Rani, I doubt that waxworms would result in the death of your toads so quickly. Usually feeding too many waxworms results in obesity and eventually liver failure. Waxworms would not cause such problems so quickly though. Maybe there still was a issue caused by the waxworms, outside the usual. Too bad that you didn't get a necropsy done, that might have offered some solid answers. 

John


----------



## topher (Oct 9, 2013)

Saw this post but never replied.. meant to though!

First of all, on the silkies... I have bred silks in the past for my herd of chameleons and they make excellent food options for reptiles, even can be considered as a staple diet option for chameleons. With that being said, they are not easy to breed.

Years and years of selective breeding for silk color has rendered their immune system completely useless. They need to be kept at a steady, warm temperature in order to maintain them. The higher the temp, though, the faster they grow. The window for feeding these to darts is very small, and the ability to regulate or "gutload" is not high due to their very specific dietary needs, (mulberry based diet). 

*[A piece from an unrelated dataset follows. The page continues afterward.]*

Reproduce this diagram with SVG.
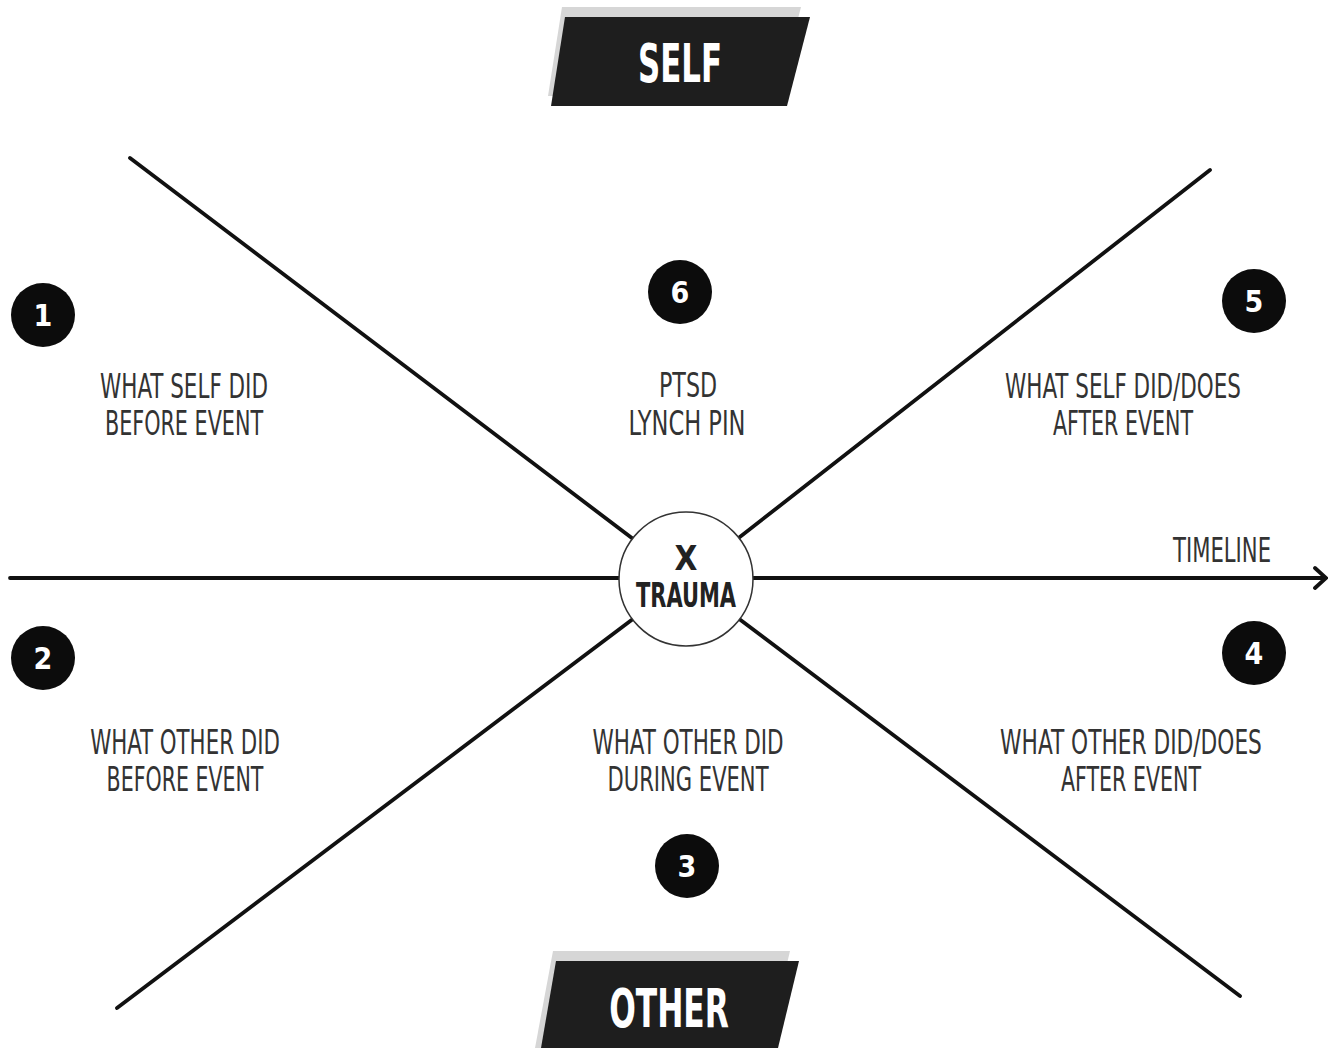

I definitely think they are plausible as a variety feeder.. but the work it takes to breed them in controlled numbers and times will likely be too much for most hobbyists. 

Finally, about the fat issue... The window of time that these are small enough to be fed to frogs is very small.. in that time ther fat content is miniscule, but they are extremely nutritious. I would not consider them a dart frog staple, but if you have the time and patience they make a good supplement.


----------